An artists’ garden is being created at the rear of the gallery in a space previously closed to the public, linking to the existing York Museum Gardens.

The development will also include:

  • A second entrance at the rear of the gallery into the new area of the York Museum Gardens
  • Better visitor facilities including new café, shop, toilets and lift
  • A new learning room on the first floor
  • Much improved storage for the collections.

What you can see

The Madsen Galleries

The new suite of three galleries on the ground floor are named after brother and sister Peter and Karen Madsen, who left their £2.2 million estate to York Art Gallery.

The galleries’ opening displays include:

Highlights of the Lycett Green Collection by Italian Old Masters, The gallery’s own works by artists such as Bernardo Daddi, Bernardino Fungai and Parmigianino will be complimented by significant loans from major public collections and contemporary commissions. Dating from the 14th to the 18th century.

An exhibition of some of the best images of York. Spanning 300 years, this display of paintings, prints and drawings from the art gallery’s collection will show off our city at its best.

It will also feature all 13 works that were commissioned in the 1950s as part of the Evelyn Award, including the famous work of Clifford’s Tower by LS Lowry.

European Old Master paintings. The display will include Dutch and Flemish paintings by artists such as Frans Snyders, Anthony Van Dyck and Jan van Os from the Lycett Green collection, juxtaposed with contemporary works from the collection.

The Burton Gallery

Some of the gallery’s most famous Victorian, modern and contemporary works will be on show, including pieces by Walter Sickert, Sir Stanley Spencer, David Bomberg, Paul Nash, David Hockney, Sarah Lucas and Henri Fantin-Latour.

It will also showcase work by York’s most famous artist William Etty and Richard Jack‘s The Return to the Front, which was voted the gallery’s most popular work.

The North Gallery Upper

The exhibition The Lumber Room: Unimagined Treasures, is curated and created by York based artist Mark Hearld.
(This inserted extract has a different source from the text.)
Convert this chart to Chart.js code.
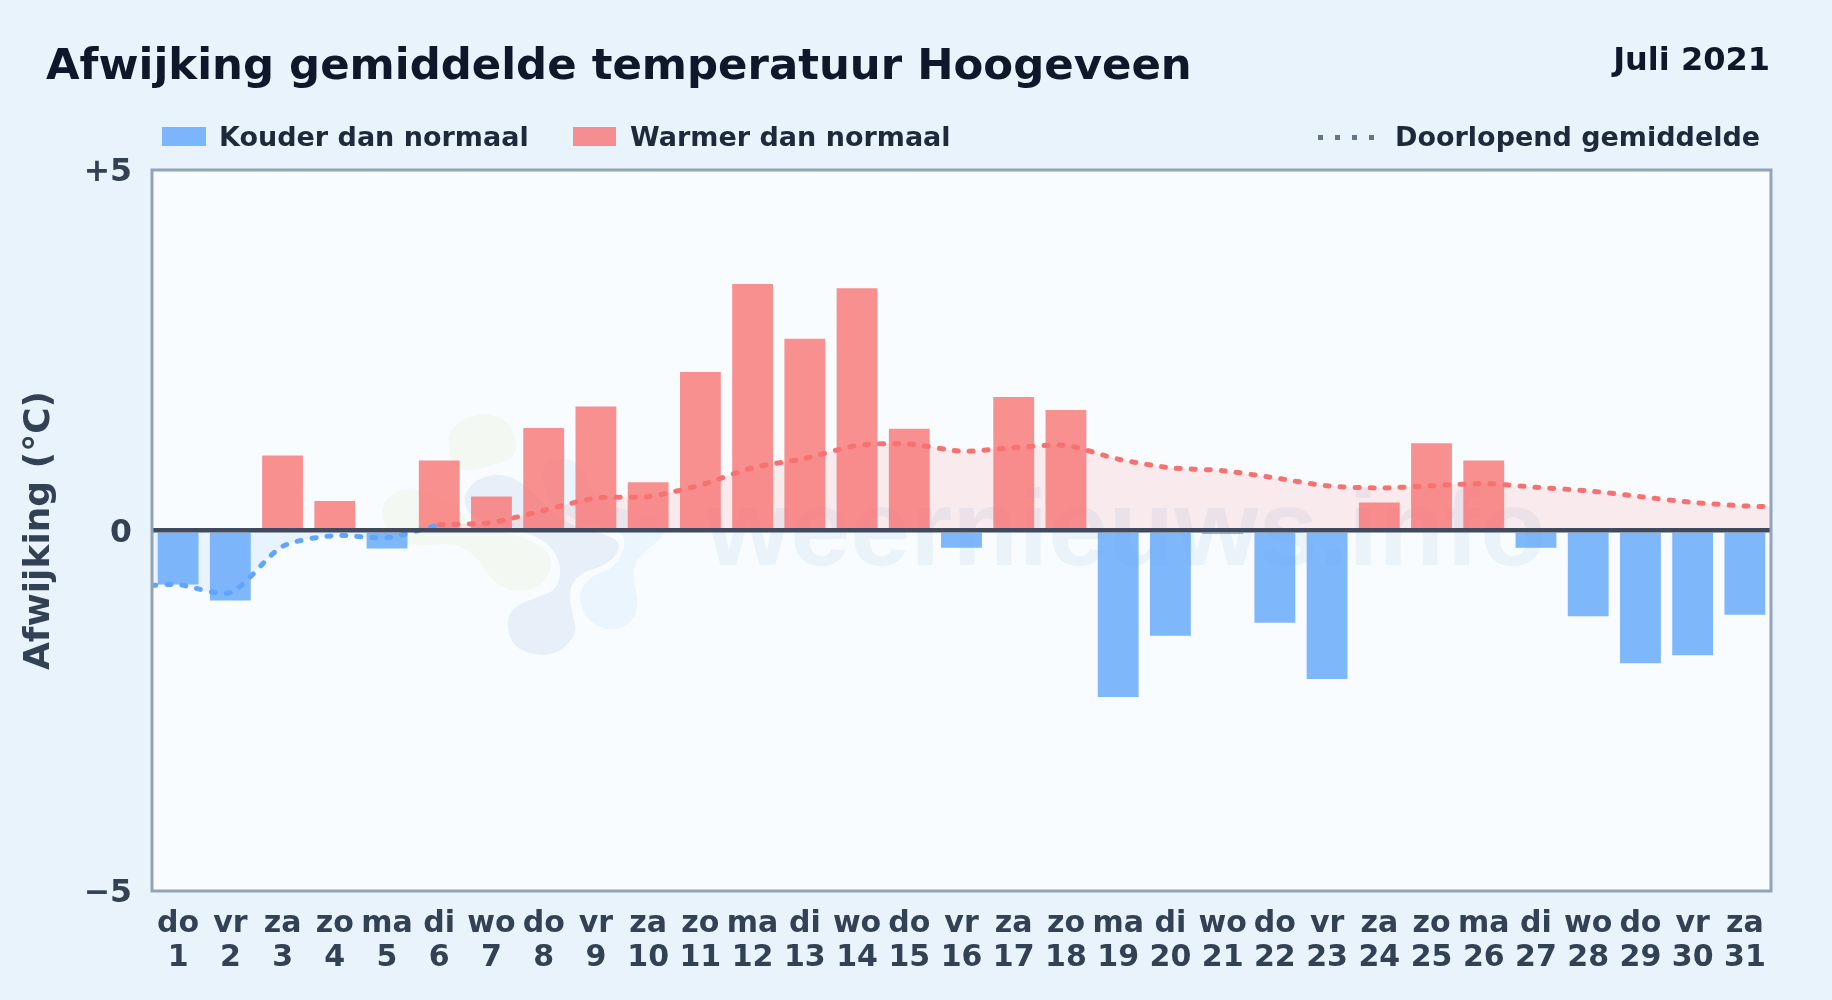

It will feature objects from across York Museums Trust’s collections, including oil paintings, works on paper, taxidermy and social history.

Mark will also create new work in response to the objects including individually decorated ceramic slip cast horses made in response to the Leeds Horses in the collection.

The Centre of Ceramic Art

CoCA will be housed in two new spaces created within York Art Gallery – the mezzanine level in the original Victorian Roof Void and a newly built gallery above the Madsen Galleries. Together they make up 450m squared of exhibition space.

On the mezzanine level highlights of gallery’s British Studio Ceramic collection, the largest in the world, will be shown.

It will include the collections of The Very Reverend Dean Milner-White, W.A. Ismay, Henry Rothschild and Anthony Shaw with works by Bernard Leach, William Staite Murray, Michael Cardew, Lucie Rie, Hans Coper and Felicity Aylieff.

The second CoCA space will house the 17m long Wall Of Pots, displayed by colour to create a giant rainbow effect.

The display will feature ceramics from across all our extensive ceramic collections, with works dating from pre-history to the present day.

And the gallery will also display the Anthony Shaw collection, on long term loan to York. It will be displayed in a domestic style setting, as it was previously shown in Shaw’s home in London.

A new commission by Clare Twomey will also be revealed to the public for the first time.